Goal:
The lines from the top of the material below through the line containing "import matplotlib.transforms as mtransforms" are to be printed exactly, with pictures omitted.

----------------

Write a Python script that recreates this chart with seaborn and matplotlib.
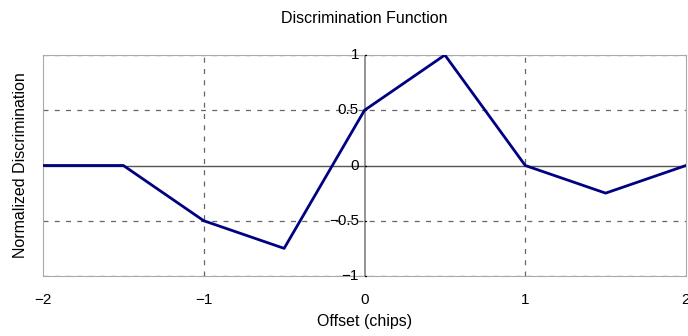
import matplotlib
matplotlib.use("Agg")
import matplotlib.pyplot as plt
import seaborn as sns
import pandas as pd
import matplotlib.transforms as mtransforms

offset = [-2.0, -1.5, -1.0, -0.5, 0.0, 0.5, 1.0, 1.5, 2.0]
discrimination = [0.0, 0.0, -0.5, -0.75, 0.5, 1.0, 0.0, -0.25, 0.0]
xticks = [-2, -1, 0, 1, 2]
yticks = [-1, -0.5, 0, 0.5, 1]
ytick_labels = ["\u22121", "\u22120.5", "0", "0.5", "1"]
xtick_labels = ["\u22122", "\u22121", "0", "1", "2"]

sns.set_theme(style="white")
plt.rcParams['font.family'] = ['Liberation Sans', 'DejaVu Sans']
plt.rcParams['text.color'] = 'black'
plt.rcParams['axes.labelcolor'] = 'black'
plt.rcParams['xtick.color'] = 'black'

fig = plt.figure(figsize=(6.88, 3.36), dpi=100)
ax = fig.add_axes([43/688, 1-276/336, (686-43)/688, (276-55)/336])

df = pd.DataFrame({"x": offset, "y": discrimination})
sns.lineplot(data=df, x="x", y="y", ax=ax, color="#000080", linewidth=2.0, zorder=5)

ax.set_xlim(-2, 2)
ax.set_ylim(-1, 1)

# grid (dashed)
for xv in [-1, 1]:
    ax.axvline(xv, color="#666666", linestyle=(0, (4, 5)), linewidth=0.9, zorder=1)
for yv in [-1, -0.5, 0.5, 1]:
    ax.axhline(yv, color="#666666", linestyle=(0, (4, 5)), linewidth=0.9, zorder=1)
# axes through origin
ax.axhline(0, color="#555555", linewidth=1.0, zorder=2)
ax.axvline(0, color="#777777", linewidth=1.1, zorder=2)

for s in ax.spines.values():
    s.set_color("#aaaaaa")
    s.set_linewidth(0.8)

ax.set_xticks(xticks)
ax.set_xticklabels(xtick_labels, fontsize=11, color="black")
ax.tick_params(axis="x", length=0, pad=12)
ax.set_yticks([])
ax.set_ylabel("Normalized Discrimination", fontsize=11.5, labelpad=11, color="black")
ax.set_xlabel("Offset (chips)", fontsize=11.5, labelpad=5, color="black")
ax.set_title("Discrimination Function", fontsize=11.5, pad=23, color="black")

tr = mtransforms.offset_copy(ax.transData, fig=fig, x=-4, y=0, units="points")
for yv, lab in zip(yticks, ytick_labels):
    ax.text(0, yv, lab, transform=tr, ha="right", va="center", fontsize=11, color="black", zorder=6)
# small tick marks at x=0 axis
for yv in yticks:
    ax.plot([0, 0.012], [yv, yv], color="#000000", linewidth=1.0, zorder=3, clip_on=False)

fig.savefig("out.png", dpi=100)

----------------

Completed exercise:
Write a Python script that recreates this chart with seaborn and matplotlib.
import matplotlib
matplotlib.use("Agg")
import matplotlib.pyplot as plt
import seaborn as sns
import pandas as pd
import matplotlib.transforms as mtransforms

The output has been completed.